Response of tomato to silicon dioxide nanoparticles under salinity: Impact on photosynthesis, antioxidant enzymes activity, stress biomarkers and osmoregulatory substances

Abstract

Soil salinity imposes pronounced barriers on agricultural productivity by negatively affecting plant growth, morphological traits, and key physiological and biochemical processes. Nanotechnology holds transformative potential for sustainable agriculture by improving enabling precision farming and boosting crop productivity with minimal environmental impact. This study demonstrates the effectiveness of silicon dioxide nanoparticles (SiO₂-NPs) in alleviating salt stress in tomato (Solanum lycopersicum) plants. We determined the effect of SiO₂-NPs (50 ppm) on mitigating salt (50 mM) stress in S. lycopersicum by examining various growth attributes and metabolic indicators. The findings demonstrated that SiO₂-NPs significantly enhanced S. lycopersicum resistance to salt stress. Under salt stress, S. lycopersicum plants showed decreases in net photosynthetic rate (33.41 %), reducing sugar (11.67 %), and protein content (37.21 %), along with increases in total alkaloids (18.67 %), proline content (16.21 %), and the activities of superoxide dismutase (76.42 %) and peroxidase (55.73 %). The foliar application of SiO₂-NPs significantly enhanced salinity tolerance in S. lycopersicum, as indicated by reductions of 24.15 % in malondialdehyde and 29.31 % in hydrogen peroxide levels, accompanied by increases of 32.47 % in SPAD value, 17.13 % in protein content, 16.54 % in reducing sugar, and 13.44 % in total carbohydrate content.

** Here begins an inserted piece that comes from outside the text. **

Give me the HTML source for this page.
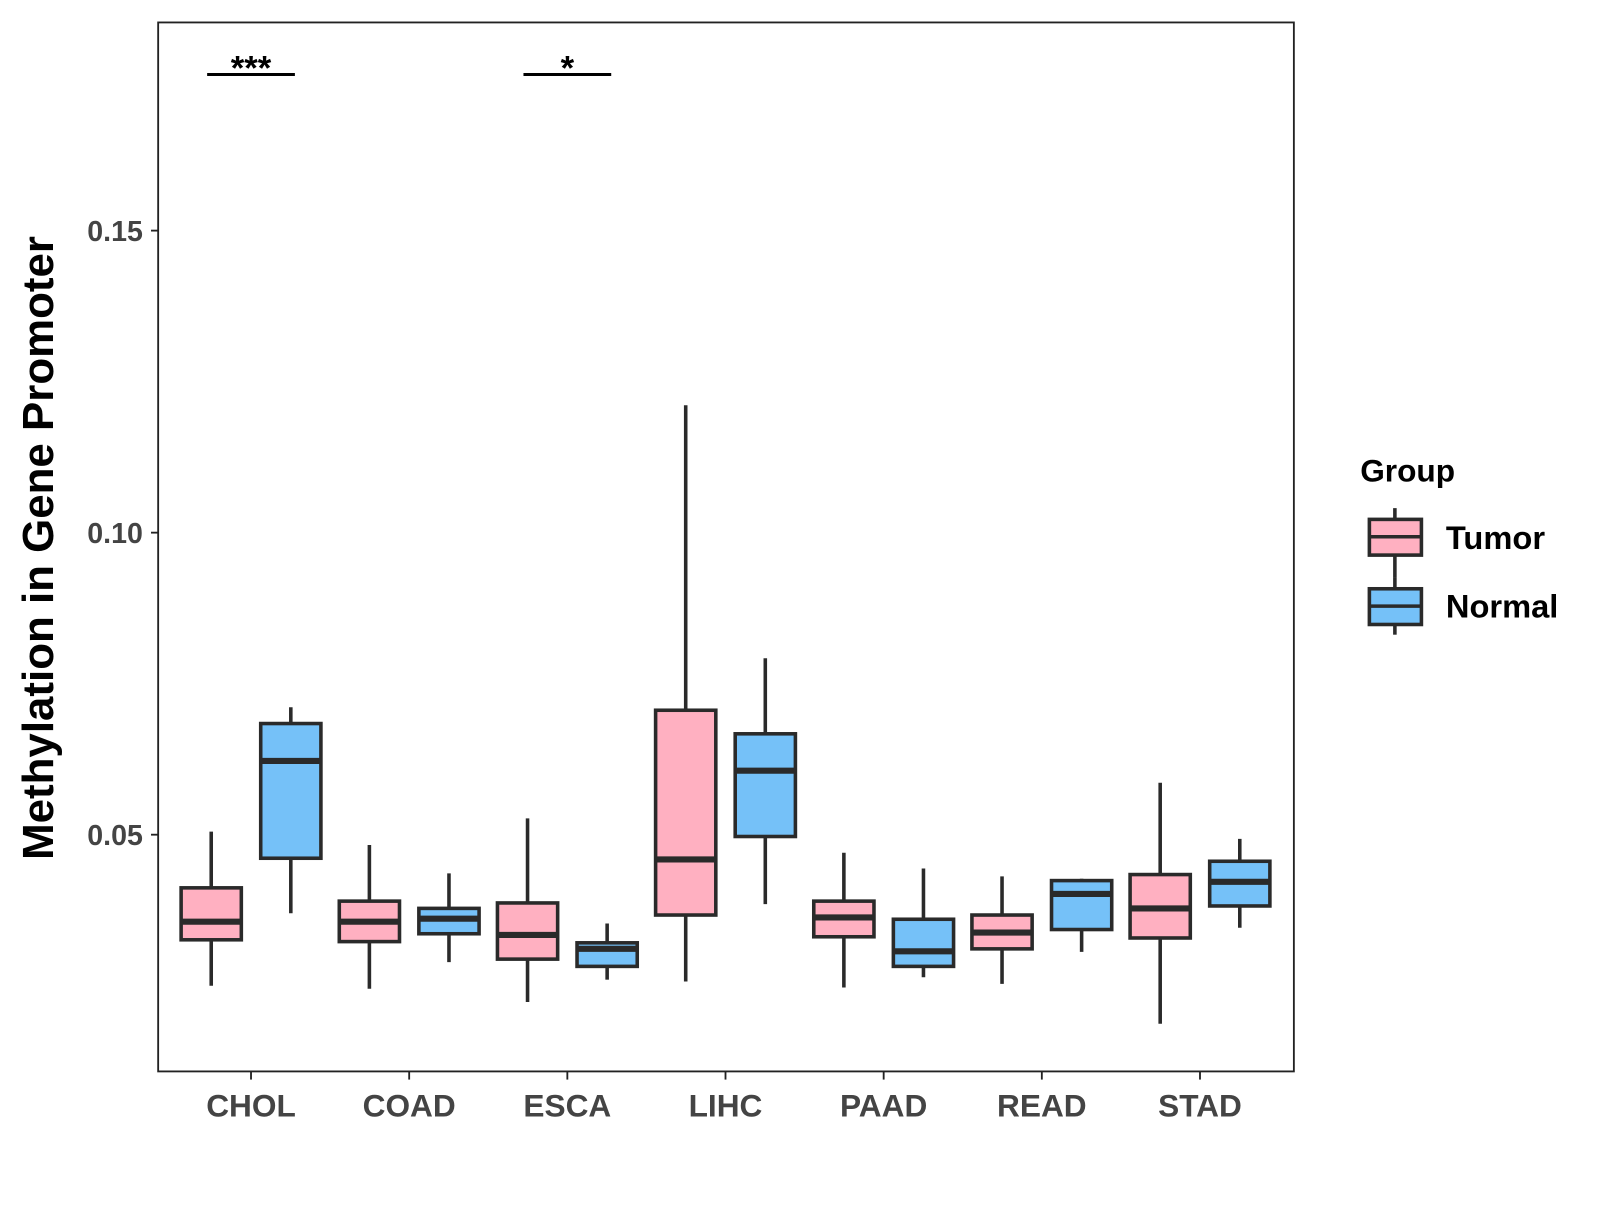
<!DOCTYPE html>
<html><head><meta charset="utf-8"><style>
html,body{margin:0;padding:0;background:#fff;}
svg text{font-family:"Liberation Sans",Arial,sans-serif;font-weight:bold;}
</style></head><body>
<svg id="chart" width="1600" height="1200" xmlns="http://www.w3.org/2000/svg">
<rect x="0" y="0" width="1600" height="1200" fill="#fff"/>
<g transform="scale(1.0204)">
<g id="marks"></g>
<rect x="155" y="22" width="1113" height="1028" fill="none" stroke="#222" stroke-width="1.8"/>
<text x="52" y="537" font-size="43" fill="#000" text-anchor="middle" transform="rotate(-90 52 537)">Methylation in Gene Promoter</text>
<g>
<text x="1333" y="472" font-size="31" fill="#000">Group</text>
<g>
<line x1="1367" y1="498" x2="1367" y2="566" stroke="#2a2a2a" stroke-width="3.5"/>
<rect x="1342" y="509" width="51" height="35" fill="#FFB0C1" stroke="#2a2a2a" stroke-width="3.5"/>
<line x1="1342" y1="526" x2="1393" y2="526" stroke="#2a2a2a" stroke-width="3.5"/>
<text x="1417" y="538" font-size="32" fill="#000">Tumor</text>
</g>
<g>
<line x1="1367" y1="566" x2="1367" y2="622" stroke="#2a2a2a" stroke-width="3.5"/>
<rect x="1342" y="577" width="51" height="35" fill="#75C1F8" stroke="#2a2a2a" stroke-width="3.5"/>
<line x1="1342" y1="594" x2="1393" y2="594" stroke="#2a2a2a" stroke-width="3.5"/>
<text x="1417" y="605" font-size="32" fill="#000">Normal</text>
</g>
</g>
</g>
</svg>
<script>
const categories=["CHOL","COAD","ESCA","LIHC","PAAD","READ","STAD"];
const yTicks=[0.05,0.10,0.15];
const yTickLabels=["0.05","0.10","0.15"];
// [whiskerLow, q1, median, q3, whiskerHigh]
const tumorStats=[[0.025,0.0326,0.0356,0.0412,0.0505],[0.0245,0.0323,0.0356,0.039,0.0483],[0.0223,0.0294,0.0334,0.0387,0.0527],[0.0257,0.0367,0.0459,0.0706,0.1211],[0.0247,0.0331,0.0363,0.039,0.047],[0.0253,0.0311,0.0338,0.0367,0.0431],[0.0187,0.0329,0.0378,0.0434,0.0586]];
const normalStats=[[0.037,0.0461,0.0622,0.0684,0.0711],[0.0289,0.0336,0.0361,0.0378,0.0436],[0.026,0.0282,0.0311,0.0321,0.0353],[0.0385,0.0497,0.0606,0.0667,0.0792],[0.0264,0.0282,0.0307,0.036,0.0444],[0.0306,0.0343,0.0402,0.0424,0.0427],[0.0346,0.0382,0.0422,0.0456,0.0493]];
const sigCategories=["CHOL","ESCA"];
const sigLabels=["***","*"];

const NS="http://www.w3.org/2000/svg";
const g=document.getElementById('marks');
function yScale(v){return 818-(v-0.05)*5920;}
function xScale(c){return 246+categories.indexOf(c)*155;}
function mk(tag,attrs,parent){const e=document.createElementNS(NS,tag);for(const k in attrs)e.setAttribute(k,attrs[k]);(parent||g).appendChild(e);return e;}

yTicks.forEach((t,i)=>{
  const y=yScale(t);
  const tk=mk('line',{x1:148,x2:155,y1:y,y2:y,stroke:'#222','stroke-width':1.8});
  
  
  const tx=mk('text',{x:140,y:y+10,'font-size':28,fill:'#444','text-anchor':'end'});
  tx.textContent=yTickLabels[i];
  
  
});
categories.forEach(c=>{
  const x=xScale(c);
  const tk=mk('line',{x1:x,x2:x,y1:1050,y2:1058,stroke:'#222','stroke-width':1.8});
  
  
  const tx=mk('text',{x:x,y:1094,'font-size':31,fill:'#444','text-anchor':'middle'});
  tx.textContent=c;
  
  
});
function drawBox(s,cx,fill,name){
  const grp=mk('g',{});
  
  
  const w=59;
  mk('line',{x1:cx,x2:cx,y1:yScale(s[0]),y2:yScale(s[4]),stroke:'#2a2a2a','stroke-width':3.5},grp);
  mk('rect',{x:cx-w/2,y:yScale(s[3]),width:w,height:yScale(s[1])-yScale(s[3]),fill:fill,stroke:'#2a2a2a','stroke-width':3.5},grp);
  mk('line',{x1:cx-w/2,x2:cx+w/2,y1:yScale(s[2]),y2:yScale(s[2]),stroke:'#2a2a2a','stroke-width':6},grp);
}
categories.forEach((c,i)=>{
  drawBox(tumorStats[i],xScale(c)-39,'#FFB0C1','box-tumor-'+c.toLowerCase());
  drawBox(normalStats[i],xScale(c)+39,'#75C1F8','box-normal-'+c.toLowerCase());
});
sigCategories.forEach((c,i)=>{
  const x=xScale(c);
  const ln=mk('line',{x1:x-43,x2:x+43,y1:73,y2:73,stroke:'#000','stroke-width':3});
  
  
  const tx=mk('text',{x:x,y:78,'font-size':34,fill:'#000','text-anchor':'middle'});
  tx.textContent=sigLabels[i];
  
  
});
</script>
</body></html>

Collectively, these findings highlight the promising role of SiO₂-NPs in mitigating salt-induced damage in S. lycopersicum by enhancing antioxidant defense, stabilizing cellular structures, and improving key physiological and metabolic functions. This study provides valuable insights into the potential application of SiO₂-NPs as an effective nanotechnological strategy for enhancing salinity tolerance and sustaining crop productivity under saline conditions.